100% system availability in January…even Google can’t promise that!

, , Leave a comment

To support the many functions and services of the University, Information Services must offer and maintain a diverse array of systems.  We have 12 core systems including SITS, SAP, email, telephones, and the websites.  Keeping all of these systems running smoothly is an ongoing challenge, and issues inevitably arise with these services.

Despite these challenges, in January of 2015, Information Services was able to report 100% uptime on all core systems. This means that, throughout the entire month, none of our core IT systems failed or were the cause of disruption at any time.

Why is this significant?

This is the first time we have experienced 100% uptime in all core systems for an entire month. This is a challenge not just for the University, but for any technologically equipped organisation. Google have gone on record as saying that a guaranteed 100% uptime on their services is “not attainable” (zdnet.com), while Amazon commit to a 99.5%. For us to have achieved 100% uptime demonstrates the significant progress we have made as we continually work to improve and refine the services we offer.

Graph

How did we achieve this?

We take every effort to ensure that our services are constantly improving, and that issues will not reoccur.

Whenever an issue affects a large number of people or has a significant impact on the University, we call it a major incident. A report on this issue is written and a major incident review is convened.  This meeting is attended by the relevant IS staff, and is open to affected staff outside IS. The aim of the report and review is to find the cause of the incident, and to identify ways we can prevent a similar incident occurring in the future.

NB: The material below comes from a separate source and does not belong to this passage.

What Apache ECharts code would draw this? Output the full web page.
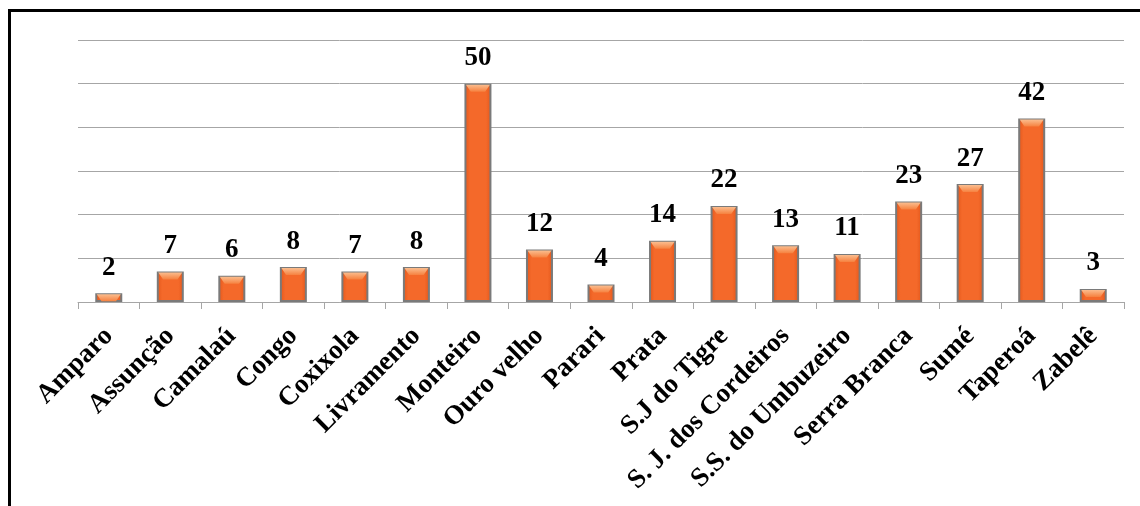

It isn’t just major incidents that attract this type of scrutiny, we also look for patterns and trends in every day incidents.  This enables us to see if there could be a common cause, like a malfunctioning server or a piece of software that no longer works as it should. Once this has been identified we can take steps to prevent future incidents by repairing the fault, or replacing a system with something more appropriate.

What next?

We aim to continue this trend of rising average uptime, and hope to achieve 100% on a more regular basis in the future. As we constantly work to bring new features and services to the University, we will also work to make our systems as reliable and effective as possible.